Senza scendere fino al rifugio, seguiamo le indicazioni a destra per Maloja: un lungo traverso con qualche saliscendi, tecnico ma non particolarmente difficile, ci porterà verso il passo del Muretto aggirando il Monte del Forno e i pizzi dei Rossi sul lato elvetico. Approfittiamo di un tubo da cui esce un filo d’acqua per riempire le borracce prima di proseguire.
Lo scenario in questa prima parte del traverso è spettacolare, e lo diventa ancora di più quando raggiungiamo un laghetto alpino ai piedi del Monte del Forno.
Il sentiero si snoda per lo più su pietraia sempre sui 2600-2700 m di quota, per poi scendere in direzione Maloja fino a circa 2300 m. La discesa è piuttosto ripida e sdrucciolevole e, solo in questa parte, abbiamo avuto qualche difficoltà a trovare i bolli.

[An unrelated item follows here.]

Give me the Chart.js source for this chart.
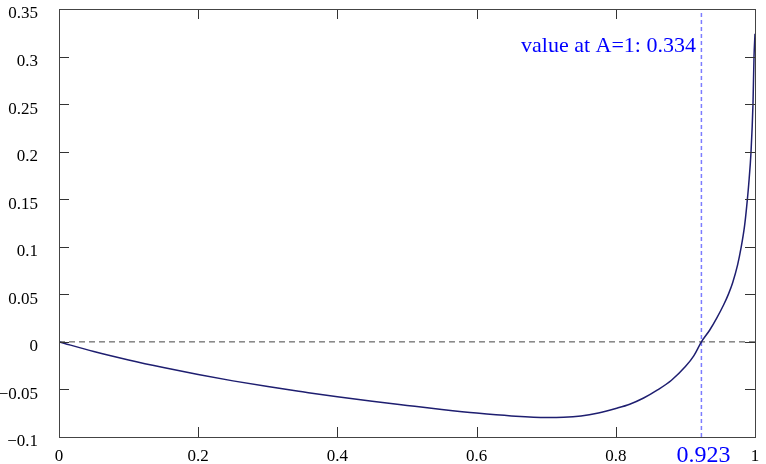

Attraversato un torrentello, la traccia curva verso destra e ci addentriamo in un pianoro con un paio di laghetti. In fondo si vede il passo del Muretto, che più che un muretto sembra una muraglia.
La salita è ripida, soprattutto nell’ultimo tratto prima della bocchetta, ma sono gli ultimi 250 m di dislivello: dal passo ci aspetta solo una lunga discesa, tra l’altro su un terreno molto facile. Scopriamo infatti che il passo del Muretto è il punto di arrivo del sentiero Rusca, che va da Sondrio a Chiareggio lungo il corso del torrente Mallero e sale infine fin quassù.
Scendiamo dunque lungo questo sentiero, facile e corribile, passando per l’alpe dell’Oro (circa 4 km dal passo del Muretto) e arrivando ben presto al parcheggio al pian del Lupo (3 km dall’alpe dell’Oro). In tutto circa 5 ore effettive, 5 ore e mezza comprese le pause.